Charged with the task of reducing a spiralling wage bill and tackling debts that total £41 million in order to meet the requirements of Financial Fair Play, City's manager and board of directors have been forced to adopt a recruitment policy that represents a dramatic departure from what has gone before.
Gone are the days when the Robins are prepared to pay top dollar for expensive signings and McInnes has been told there can be no return to the levels of spending seen under previous managers Gary Johnson and Steve Coppell.
The Scot has bought into the new value-for-money strategy and a majority of his signings have been young players whose market value is likely to increase with time.
But City are engaged in an increasingly desperate fight for Championship survival for a second successive season and McInnes may be forced to divert from official club policy if he is to keep the Robins in the second tier.
Certainly, his strategy of recruiting experienced players on short-term loans paid dividends last season, most notably when Andre Amougou arrived from Burnley in March and helped City stave off the threat of relegation.
Desperate to bolster a defence that has failed to keep a single clean sheet in 26 games dating back to April 21, City's manager is again likely to rely on experience to haul his team clear of trouble.
While young players will continue to comprise a majority of City's permanent signings, McInnes is not ruling out raiding the loan market in pursuit of the know-how required to achieve safety between now and May.
"I think there is a place for good experience in key positions in every team," said McInnes.
"There also has to be an agenda and a plan for working with young, hungry players who are going to progress and, potentially, be good value and become assets for us.
"We have to try to make sure that players we identify and bring in are not only a short-term option, but good players who can be key performers for us for years to come.
"I think that is important.
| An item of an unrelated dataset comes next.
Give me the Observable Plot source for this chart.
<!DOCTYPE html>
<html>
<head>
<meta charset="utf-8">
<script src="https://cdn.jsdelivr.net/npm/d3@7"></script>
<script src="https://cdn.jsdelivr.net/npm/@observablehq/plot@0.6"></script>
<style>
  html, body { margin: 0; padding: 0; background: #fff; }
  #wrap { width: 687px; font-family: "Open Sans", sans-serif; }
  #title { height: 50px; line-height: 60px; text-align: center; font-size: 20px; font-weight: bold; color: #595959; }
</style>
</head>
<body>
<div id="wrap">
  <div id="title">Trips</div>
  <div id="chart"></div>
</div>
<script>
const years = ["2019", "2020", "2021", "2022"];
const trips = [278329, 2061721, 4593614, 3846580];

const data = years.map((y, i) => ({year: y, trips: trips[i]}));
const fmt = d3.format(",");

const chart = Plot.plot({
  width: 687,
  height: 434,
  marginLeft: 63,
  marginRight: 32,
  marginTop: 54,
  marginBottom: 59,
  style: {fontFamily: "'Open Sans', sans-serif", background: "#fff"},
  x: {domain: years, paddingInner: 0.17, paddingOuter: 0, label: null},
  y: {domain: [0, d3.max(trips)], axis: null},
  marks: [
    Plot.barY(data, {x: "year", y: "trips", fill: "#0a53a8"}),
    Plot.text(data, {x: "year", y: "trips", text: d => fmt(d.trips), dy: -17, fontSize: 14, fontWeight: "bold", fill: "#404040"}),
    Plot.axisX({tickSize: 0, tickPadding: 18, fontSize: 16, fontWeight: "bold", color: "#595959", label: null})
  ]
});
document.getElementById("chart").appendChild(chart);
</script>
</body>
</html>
More often, you get better value for money with youngsters.
"But that is not always the case. You can pick up good, experienced ones as well that can help come in and balance up the squad."
In the market for at least one central defender, McInnes has been linked with Manchester United youngster Scott Wootton and Crawley centre-half Kyle McFadzean.
But he also wants to bring in a more experienced defender and Matthew Bates, whose short-term contract expires on January 16, is one option. Fellow centre-back Stephen McManus is set to return to Middlesbrough at the end of his loan spell on December 19 and could return if McInnes fails to land his other targets.
Keeping his cards close to his chest, McInnes said: "As people know, there are a few positions we need to address and that will mean some players moving on.
"January is a month in which we want to re-jig the squad with a couple coming in and a couple going out.
"It is a complicated situation and we are no different to a lot of clubs who are trying to bring players in."